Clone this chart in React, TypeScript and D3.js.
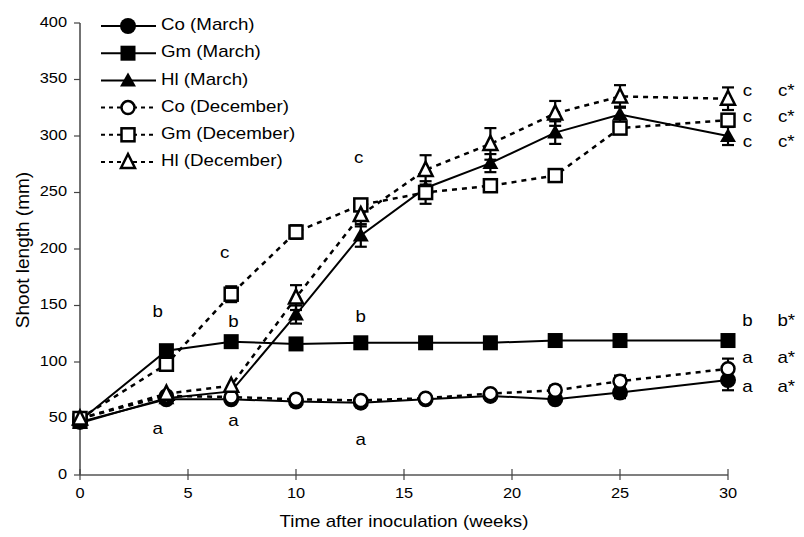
import React from 'react'
import * as d3 from 'd3'

const weeks = [0, 4, 7, 10, 13, 16, 19, 22, 25, 30]

const coMarch = [47, 67, 67, 65, 64, 67, 70, 67, 73, 84]
const gmMarch = [48, 110, 118, 116, 117, 117, 117, 119, 119, 119]
const hlMarch = [46, 68, 74, 142, 212, 254, 276, 303, 319, 300]
const coDec = [50, 70, 69, 67, 66, 68, 72, 75, 83, 94]
const gmDec = [50, 98, 160, 215, 239, 250, 256, 265, 307, 314]
const hlDec = [50, 72, 79, 157, 230, 270, 293, 320, 335, 333]

const coMarchErr = [0, 0, 0, 0, 0, 0, 0, 0, 5, 9]
const gmMarchErr = [0, 0, 0, 0, 0, 0, 0, 0, 0, 0]
const hlMarchErr = [0, 3, 0, 8, 10, 0, 8, 10, 7, 8]
const coDecErr = [0, 0, 0, 0, 0, 0, 3, 4, 5, 9]
const gmDecErr = [0, 0, 7, 6, 4, 10, 0, 0, 0, 0]
const hlDecErr = [0, 0, 0, 11, 10, 13, 14, 11, 10, 10]

const xTicks = [0, 5, 10, 15, 20, 25, 30]
const yTicks = [0, 50, 100, 150, 200, 250, 300, 350, 400]

// letters written in the plot, placed in data units
const noteText = ['c', 'b', 'b', 'c', 'b', 'a', 'a', 'a']
const noteWeek = [6.7, 3.6, 7.1, 12.9, 13, 3.6, 7.1, 13]
const noteValue = [196, 144, 135, 280, 139, 40, 47, 30]

// column of letters at the right end
const sideText = ['c', 'c', 'c', 'b', 'a', 'a']
const sideStar = ['c*', 'c*', 'c*', 'b*', 'a*', 'a*']
const sideValue = [339, 316, 294, 136, 103, 77]

const FONT = '"Liberation Sans", Arial, sans-serif'
const SX = 1.17

type Kind = 'circle' | 'square' | 'triangle'

const series = [
  { name: 'Co (March)', values: coMarch, err: coMarchErr, kind: 'circle' as Kind, open: false },
  { name: 'Gm (March)', values: gmMarch, err: gmMarchErr, kind: 'square' as Kind, open: false },
  { name: 'Hl (March)', values: hlMarch, err: hlMarchErr, kind: 'triangle' as Kind, open: false },
  { name: 'Co (December)', values: coDec, err: coDecErr, kind: 'circle' as Kind, open: true },
  { name: 'Gm (December)', values: gmDec, err: gmDecErr, kind: 'square' as Kind, open: true },
  { name: 'Hl (December)', values: hlDec, err: hlDecErr, kind: 'triangle' as Kind, open: true },
]

const Marker = ({ x, y, kind, open }: { x: number; y: number; kind: Kind; open: boolean }) => {
  const fill = open ? '#fff' : '#000'
  const sw = open ? 2.5 : 0
  if (kind === 'circle') {
    return <circle cx={x} cy={y} r={open ? 6.5 : 8} fill={fill} stroke="#000" strokeWidth={sw} />
  }
  if (kind === 'square') {
    const s = open ? 13 : 15
    return <rect x={x - s / 2} y={y - s / 2} width={s} height={s} fill={fill} stroke="#000" strokeWidth={sw} />
  }
  const w = open ? 7 : 8
  return (
    <path
      d={`M${x},${y - 8} L${x + w},${y + 6} L${x - w},${y + 6} Z`}
      fill={fill}
      stroke="#000"
      strokeWidth={sw}
      strokeLinejoin="miter"
    />
  )
}

const Txt = ({ x, y, size, anchor = 'middle', children }: any) => (
  <g transform={`translate(${x},${y}) scale(${SX},1)`}>
    <text textAnchor={anchor} dominantBaseline="middle" fontSize={size} fontFamily={FONT} fill="#000">
      {children}
    </text>
  </g>
)

export default function App() {
  const x = d3.scaleLinear().domain([0, 30]).range([80, 728])
  const y = d3.scaleLinear().domain([0, 400]).range([475, 23])

  const line = (vals: number[]) =>
    d3
      .line<number>()
      .x((_, i) => x(weeks[i]))
      .y((d) => y(d))(vals) || ''

  return (
    <svg width={804} height={537} style={{ position: 'absolute', left: 0, top: 0, background: '#fff' }}>
      {/* axes */}
      <line x1={80} x2={80} y1={y(400)} y2={y(0)} stroke="#444" strokeWidth={1.5} />
      <line x1={x(0)} x2={x(30)} y1={y(0)} y2={y(0)} stroke="#555" strokeWidth={1.5} />
      {yTicks.map((t) => (
        <g key={'y' + t}>
          <line x1={74} x2={80} y1={y(t)} y2={y(t)} stroke="#444" strokeWidth={1.2} />
          <Txt x={67} y={y(t)} size={14} anchor="end">
            {t}
          </Txt>
        </g>
      ))}
      {xTicks.map((t) => (
        <g key={'x' + t}>
          <line x1={x(t)} x2={x(t)} y1={y(0) - 6} y2={y(0) + 5} stroke="#444" strokeWidth={1.2} />
          <Txt x={x(t)} y={494} size={14}>
            {t}
          </Txt>
        </g>
      ))}
      <Txt x={404} y={523} size={16}>
        Time after inoculation (weeks)
      </Txt>
      <text
        transform="translate(29,250) rotate(-90)"
        textAnchor="middle"
        fontSize={19}
        fontFamily={FONT}
        fill="#000"
      >
        Shoot length (mm)
      </text>

      {/* lines */}
      {series.map((s) => (
        <path
          key={'l' + s.name}
          d={line(s.values)}
          fill="none"
          stroke="#000"
          strokeWidth={s.open ? 2.5 : 2}
          strokeDasharray={s.open ? '5,5' : undefined}
        />
      ))}

      {/* error bars */}
      {series.map((s) =>
        s.values.map((v, i) =>
          s.err[i] > 0 ? (
            <g key={'e' + s.name + i} stroke="#000" strokeWidth={2.2}>
              <line x1={x(weeks[i])} x2={x(weeks[i])} y1={y(v - s.err[i])} y2={y(v + s.err[i])} />
              <line x1={x(weeks[i]) - 6} x2={x(weeks[i]) + 6} y1={y(v - s.err[i])} y2={y(v - s.err[i])} />
              <line x1={x(weeks[i]) - 6} x2={x(weeks[i]) + 6} y1={y(v + s.err[i])} y2={y(v + s.err[i])} />
            </g>
          ) : null
        )
      )}

      {/* markers */}
      {series.map((s) =>
        s.values.map((v, i) => (
          <Marker key={'m' + s.name + i} x={x(weeks[i])} y={y(v)} kind={s.kind} open={s.open} />
        ))
      )}

      {/* letters */}
      {noteText.map((t, i) => (
        <Txt key={'n' + i} x={x(noteWeek[i])} y={y(noteValue[i])} size={16}>
          {t}
        </Txt>
      ))}
      {sideText.map((t, i) => (
        <g key={'s' + i}>
          <Txt x={x(30.9)} y={y(sideValue[i])} size={16}>
            {t}
          </Txt>
          <Txt x={x(32.7)} y={y(sideValue[i])} size={16}>
            {sideStar[i]}
          </Txt>
        </g>
      ))}

      {/* legend */}
      {series.map((s, i) => {
        const ly = 26 + i * 27.2
        return (
          <g key={'lg' + s.name}>
            <line
              x1={101}
              x2={156}
              y1={ly}
              y2={ly}
              stroke="#000"
              strokeWidth={s.open ? 2 : 2}
              strokeDasharray={s.open ? '4,4' : undefined}
            />
            <Marker x={128} y={ly} kind={s.kind} open={s.open} />
            <Txt x={161} y={ly} size={16} anchor="start">
              {s.name}
            </Txt>
          </g>
        )
      })}
    </svg>
  )
}
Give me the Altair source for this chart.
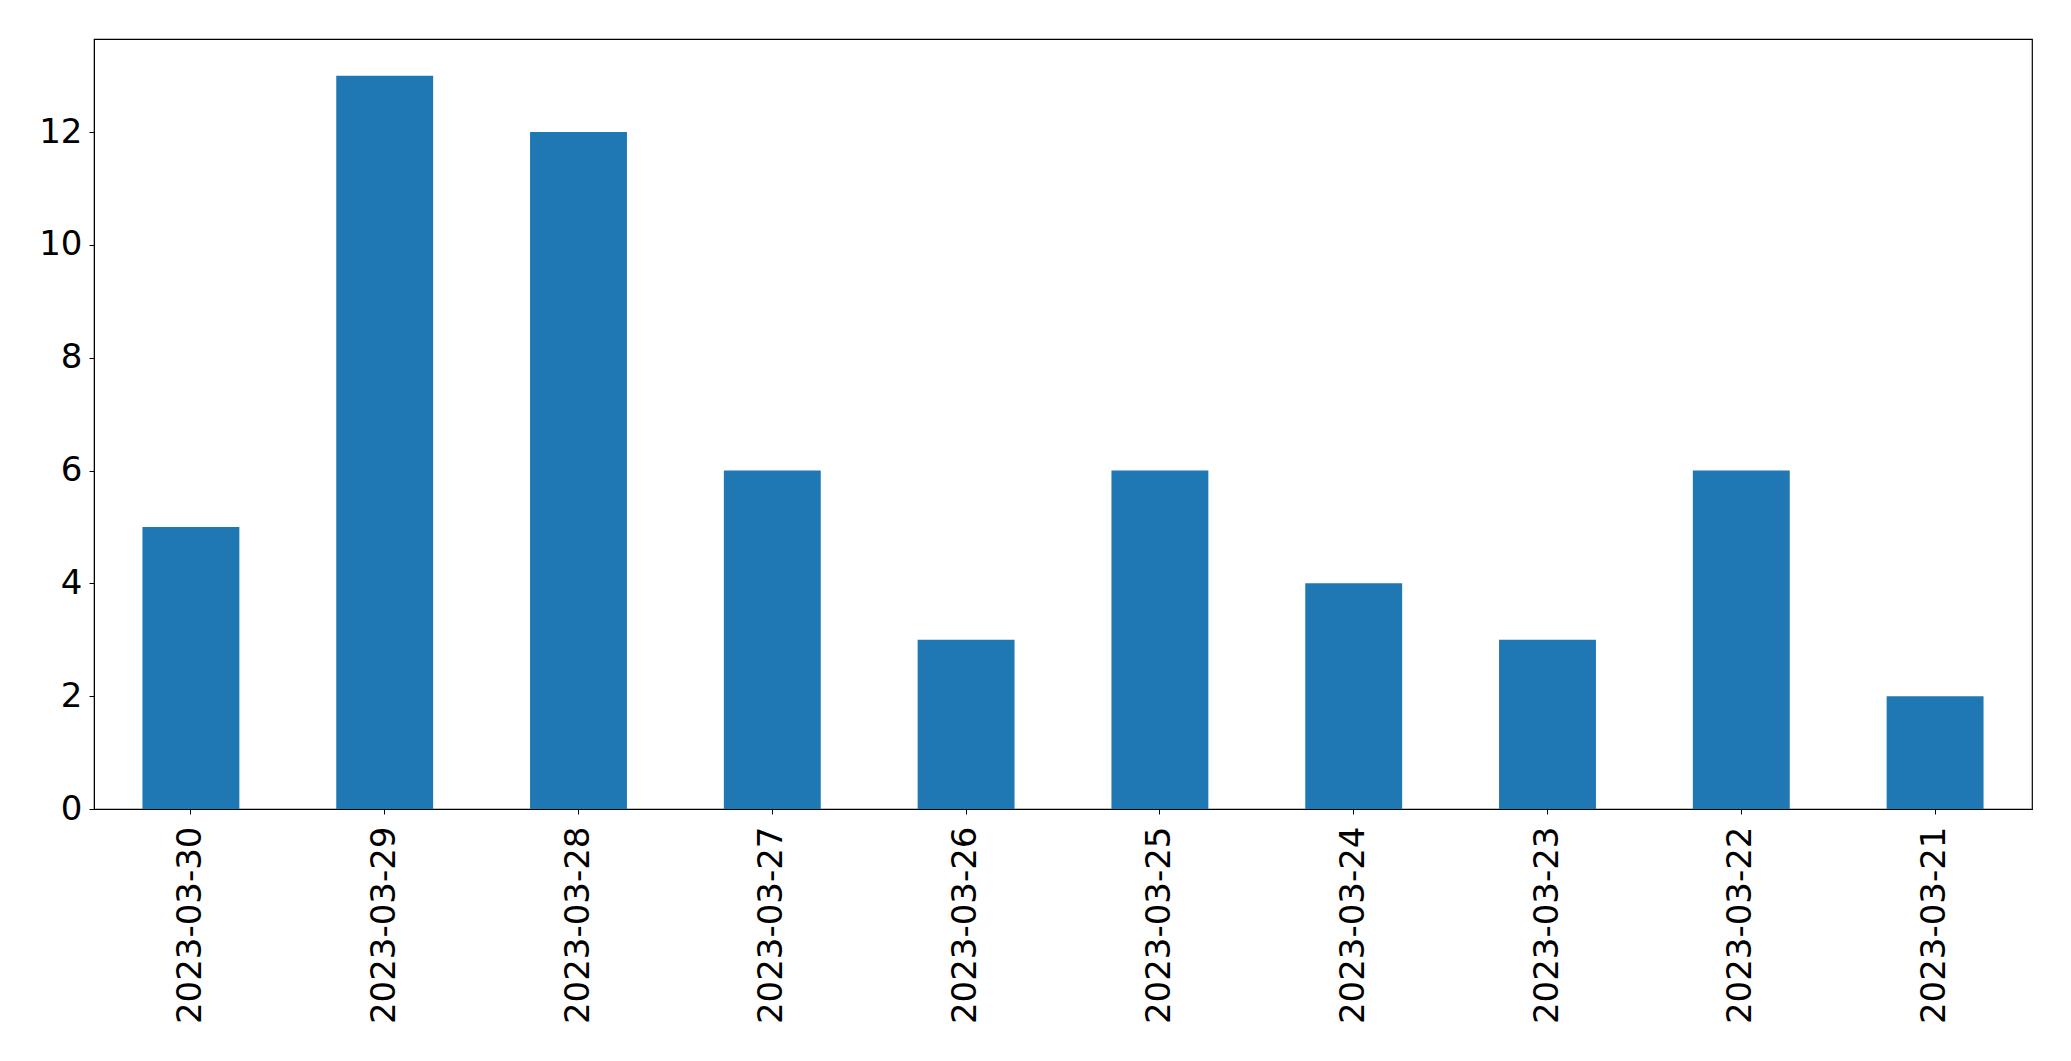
::::
» What to do
Set down the records above word for word, from the first line through the line containing "320, 335, 333]", both included; leave out the pictures.

» Correct response
Clone this chart in React, TypeScript and D3.js.
import React from 'react'
import * as d3 from 'd3'

const weeks = [0, 4, 7, 10, 13, 16, 19, 22, 25, 30]

const coMarch = [47, 67, 67, 65, 64, 67, 70, 67, 73, 84]
const gmMarch = [48, 110, 118, 116, 117, 117, 117, 119, 119, 119]
const hlMarch = [46, 68, 74, 142, 212, 254, 276, 303, 319, 300]
const coDec = [50, 70, 69, 67, 66, 68, 72, 75, 83, 94]
const gmDec = [50, 98, 160, 215, 239, 250, 256, 265, 307, 314]
const hlDec = [50, 72, 79, 157, 230, 270, 293, 320, 335, 333]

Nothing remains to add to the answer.